On his travels, he participated at a tournament in Turkey. The Iranian, who speaks conversational Turkish, became quick friends with some of the wrestlers and accepted an invitation to be one of their sparring partners in Istanbul. Soon, his worldly outlook changed.
“I saw their city life and technology. [It was a] life I never experienced. I started to see a different side of the world, and decided to see more,” he recalls. “I stayed in Turkey almost nine years, came back home, and told my mother and father, ‘I am going to leave. I cannot stay.’
“They were scared. They cried. They said, ‘no, you stay. You are still a baby.’ But I said, ‘No, I am strong. I can provide.’ And then I left home.”

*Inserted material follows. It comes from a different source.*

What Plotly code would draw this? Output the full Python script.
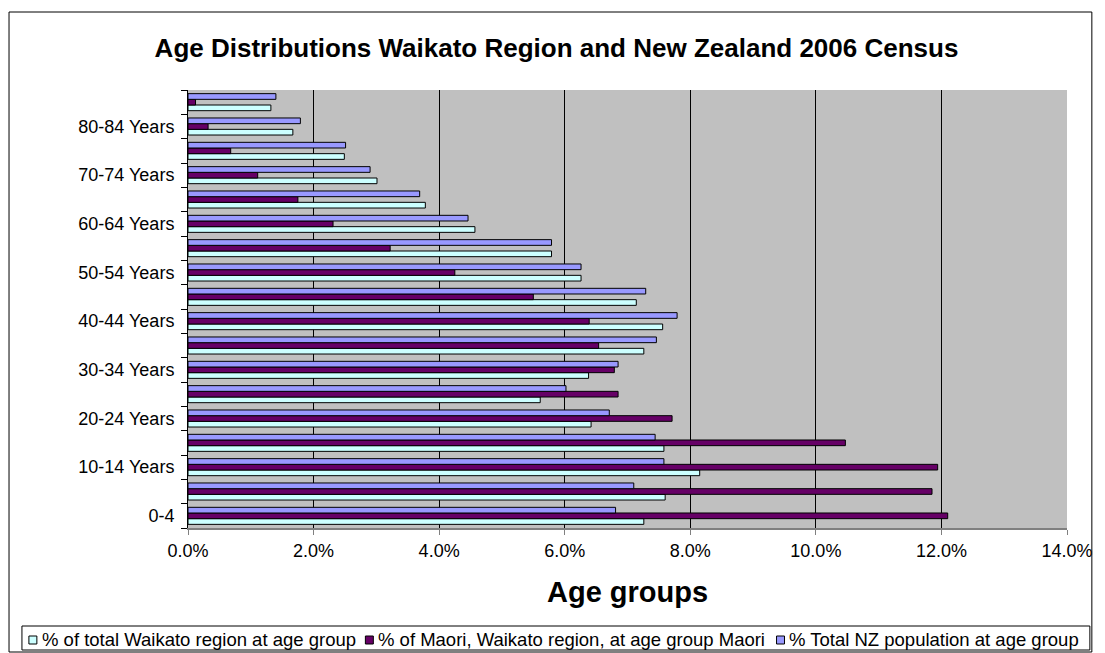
import plotly.graph_objects as go

categories = ["0-4", "5-9 Years", "10-14 Years", "15-19 Years", "20-24 Years", "25-29 Years",
              "30-34 Years", "35-39 Years", "40-44 Years", "45-49 Years", "50-54 Years",
              "55-59 Years", "60-64 Years", "65-69 Years", "70-74 Years", "75-79 Years",
              "80-84 Years", "85+ Years"]
shown_labels = ["0-4", "", "10-14 Years", "", "20-24 Years", "", "30-34 Years", "",
                "40-44 Years", "", "50-54 Years", "", "60-64 Years", "", "70-74 Years", "",
                "80-84 Years", ""]

waikato = [7.26, 7.60, 8.15, 7.58, 6.42, 5.61, 6.38, 7.26, 7.56, 7.14, 6.26, 5.79,
           4.57, 3.78, 3.01, 2.49, 1.67, 1.32]
maori = [12.10, 11.85, 11.94, 10.47, 7.71, 6.85, 6.79, 6.54, 6.39, 5.50, 4.25, 3.22,
         2.31, 1.75, 1.11, 0.68, 0.32, 0.12]
nz = [6.81, 7.10, 7.58, 7.44, 6.71, 6.02, 6.85, 7.46, 7.79, 7.29, 6.26, 5.79,
      4.46, 3.69, 2.90, 2.51, 1.79, 1.40]

series_names = ["% of total Waikato region at age group",
                "% of Maori, Waikato region, at age group Maori",
                "% Total NZ population at age group"]
colors = ["#CCFFFF", "#660066", "#9999FF"]

FONT = "Liberation Sans, Arial, sans-serif"

fig = go.Figure()
for name, vals, col in zip(series_names, [waikato, maori, nz], colors):
    fig.add_trace(go.Bar(
        y=categories, x=vals, name=name, orientation="h", showlegend=False,
        marker=dict(color=col, line=dict(color="black", width=1)),
    ))

# the page body has an 8px margin, so the figure starts at (8, 8) in the window
OFF = 8
W, H = 1105 - OFF, 653 - OFF
L, R, T, B = 188 - OFF, 1072 - OFF, 90 - OFF, 528 - OFF
pw, ph = R - L, B - T

def px(xp):
    return (xp - OFF - L) / pw

def py(yp):
    return (B - (yp - OFF)) / ph

# legend key drawn as a boxed row below the chart (window pixel positions)
LEG_FONT = 18.5
leg_left, leg_right, leg_top, leg_bottom = 21, 1095, 626, 650
leg_mid = 639
text_w = [16.94 * LEG_FONT, 21.0 * LEG_FONT, 15.57 * LEG_FONT]

shapes = [dict(type="rect", xref="paper", yref="paper",
               x0=px(8), x1=px(1097), y0=py(652), y1=py(12),
               line=dict(color="black", width=1), layer="below"),
          dict(type="rect", xref="paper", yref="paper",
               x0=px(leg_left), x1=px(leg_right), y0=py(leg_bottom), y1=py(leg_top),
               line=dict(color="black", width=1), fillcolor="white", layer="above")]
annotations = [dict(text="<b>Age groups</b>", xref="paper", yref="paper",
                    x=0.5, y=py(592), xanchor="center", yanchor="middle",
                    showarrow=False, font=dict(family=FONT, size=29, color="black"))]

x = 28
for name, col, tw in zip(series_names, colors, text_w):
    shapes.append(dict(type="rect", xref="paper", yref="paper",
                       x0=px(x), x1=px(x + 8), y0=py(leg_mid + 5), y1=py(leg_mid - 3),
                       line=dict(color="black", width=1), fillcolor=col, layer="above"))
    annotations.append(dict(text=name, xref="paper", yref="paper",
                            x=px(x + 11), y=py(leg_mid), xanchor="left", yanchor="middle",
                            showarrow=False,
                            font=dict(family=FONT, size=LEG_FONT, color="black")))
    x = x + 11 + tw + 14

fig.update_layout(
    width=W, height=H,
    margin=dict(l=L, r=W - R, t=T, b=H - B, pad=0),
    paper_bgcolor="white",
    plot_bgcolor="#C0C0C0",
    barmode="group",
    bargap=0.3,
    bargroupgap=0,
    font=dict(family=FONT, size=18, color="black"),
    title=dict(text="<b>Age Distributions Waikato Region and New Zealand 2006 Census</b>",
               x=0.5, xref="container", xanchor="center",
               y=1 - (48 - OFF) / H, yref="container", yanchor="middle",
               font=dict(family=FONT, size=26, color="black")),
    xaxis=dict(range=[0, 14], dtick=2, tick0=0, tickformat=".1f", ticksuffix="%",
               showgrid=True, gridcolor="black", gridwidth=1,
               showline=True, linecolor="#808080", linewidth=2,
               ticks="outside", ticklen=5, tickcolor="#808080",
               zeroline=False, fixedrange=True,
               tickfont=dict(family=FONT, size=18, color="black")),
    yaxis=dict(type="category", categoryorder="array", categoryarray=categories,
               tickmode="array", tickvals=categories, ticktext=shown_labels,
               tickson="boundaries", ticks="outside", ticklen=6, tickcolor="black",
               showline=True, linecolor="black", linewidth=1, showgrid=False,
               zeroline=False, fixedrange=True, ticklabelstandoff=9,
               tickfont=dict(family=FONT, size=18, color="black")),
    showlegend=False,
    shapes=shapes,
    annotations=annotations,
)

fig.write_html("out.html")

Shalorus’ grappling prowess then brought him to Greece, where he met the United Kingdom wrestling team, and just like the Turkish squad, they invited him back to England. He achieved massive success there, becoming the 2001 British Commonwealth Freestyle Champion, and the captain of the 2004 national freestyle team for the Olympic squad.
Soon thereafter, he wrestled with members of the infamous London Shootfighters Club, most notably Lee Murray and Alex Reid. The pair recognized his talent, taught him some jiu-jitsu holds and striking techniques, and encouraged him to try MMA.

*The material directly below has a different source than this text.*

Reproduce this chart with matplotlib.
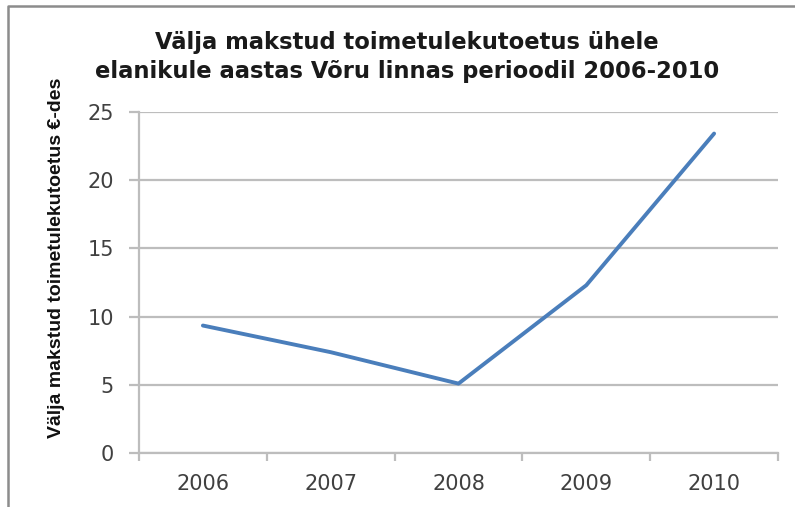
import matplotlib.pyplot as plt
from matplotlib.lines import Line2D

years = ['2006', '2007', '2008', '2009', '2010']
toetus = [9.35, 7.4, 5.1, 12.3, 23.4]
y_ticks = [0, 5, 10, 15, 20, 25]

title = 'Välja makstud toimetulekutoetus ühele\nelanikule aastas Võru linnas perioodil 2006-2010'
ylabel = 'Välja makstud toimetulekutoetus €-des'

grid_col = '#BDBDBD'
text_col = '#404040'

fig = plt.figure(figsize=(7.95, 5.07), dpi=100)
ax = fig.add_axes([139 / 795, 1 - 453.3 / 507, 639 / 795, 341.6 / 507])

x = [i + 0.5 for i in range(len(years))]
ax.plot(x, toetus, color='#4A7EBB', lw=2.8, solid_joinstyle='round', solid_capstyle='round', zorder=3)

ax.set_xlim(0, len(years))
ax.set_ylim(0, 25)
ax.set_yticks(y_ticks)
ax.set_yticklabels([str(v) for v in y_ticks], fontsize=15, color=text_col, family='DejaVu Sans')

# category boundaries get tick marks, labels sit in the middle
ax.set_xticks(range(len(years) + 1))
ax.set_xticklabels([''] * (len(years) + 1))
ax.set_xticks(x, minor=True)
ax.set_xticklabels(years, minor=True, fontsize=15, color=text_col, family='DejaVu Sans')
ax.tick_params(axis='x', which='minor', length=0, pad=15)
ax.tick_params(axis='x', which='major', length=6, width=1.6, color=grid_col, direction='out')
ax.tick_params(axis='y', length=7, width=1.6, color=grid_col, direction='out', pad=11)

ax.yaxis.grid(True, color=grid_col, lw=1.6)
ax.set_axisbelow(True)
for s in ['top', 'right']:
    ax.spines[s].set_visible(False)
for s in ['left', 'bottom']:
    ax.spines[s].set_color(grid_col)
    ax.spines[s].set_linewidth(1.6)

fig.text(407 / 795, 1 - 57 / 507, title, ha='center', va='center', fontsize=16.3,
         fontweight='bold', color='#1a1a1a', linespacing=1.3, family='DejaVu Sans')
fig.text(57 / 795, 1 - 258 / 507, ylabel, rotation=90, ha='center', va='center',
         fontsize=14, fontweight='bold', color='#111111',
         family=['Liberation Sans', 'DejaVu Sans'])

# outer chart frame (only left and top edges are visible)
fig.add_artist(Line2D([7.5 / 795, 7.5 / 795, 1], [0, 1 - 6 / 507, 1 - 6 / 507],
                      transform=fig.transFigure, color='#8c8c8c', lw=1.8))

fig.savefig('out.png', dpi=100)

“I started to learn the moves, and I liked it,” Shalorus says. “I have done wrestling tournaments all my life, so I tried to learn something new to motivate me.”
“The Prince Of Persia” relocated to the United States in 2007, made his MMA debut the following year, and became an immediate sensation. He racked up seven wins, two draws, and captured a pair of welterweight belts from smaller independent promotions.
Beginning in 2011, however, the Iranian experienced a downturn. In 2012, he took a year off to re-evaluate his career and decide his next step. That is when ONE Championship entered the picture and offered him a deal.
“I was so excited because I could fight in Asia,” he says, happily. “I got an opportunity to sign a contract with ONE, and that actually made me come back to my home.”
He returned to action and had a successful ONE debut in 2013, defeating Eduard Folayang via unanimous decision. He followed that up with another unanimous decision win over top-ranked prospect Ariel Sexton.
With momentum rolling, he fought then-ONE Lightweight World Champion Shinya Aoki for the belt at ONE: REIGN OF CHAMPIONS in August 2015. But nearly halfway through the opening stanza, Shalorus fell victim to a rear-naked choke.
Simply put, his unbreakable determination was shattered. He was reeling from the effects of a poor weight cut and his mindset was heavily clouded.
“I was thinking two things at the same time. You know, you cannot catch two rabbits at the same time,” he explains. “I had some stuff — some business issues — I was thinking of at the same time I was fighting.
“I could not clear my mind, so my mentality was not in the right place. But everybody has this kind of situation in your life, and after that, you realize your mistake, and you correct your mistake.”
Those mistakes should not be repeated. In his two plus years away from the cage, Shalorus, who has been training steadily at NOVA MMA in Northern Virginia, has elevated his construction business to new heights. Also, ONE has successfully implemented its revolutionary weigh-in program that bans weight cutting by dehydration, so he will no longer feel depleted of energy in any future bouts.
Now, with his determination back in full strength, Shalorus renews his quest for gold, and that begins with Ting on Friday Night, 10 February, at ONE: THRONE OF TIGERS.
“In the the past two years, I feel like I lost something. I was missing something, and that was my MMA career, and I do not want to let it go like this,” he states. “I have to get my glory, I have to fight well, and I want to become ONE champion.”
That glory can be shared with every kid who lives in a rural community. Shalorus was a sheepherder’s son who used his favorite martial art to leave the farm, explore the world and launch a pair of successful careers. The martial arts have not only provided him with a new lifestyle, but joy and inner peace.
“Martial arts made me a strong person. It is an amazing lifestyle,” he says. “Everything I have comes from mixed martial arts. It teaches you to respect people, it teaches you to love other people, it teaches you to love nature, and you become a strong person inside and outside.
“It gives you so much strength and energy. I am so grateful I started mixed martial arts.”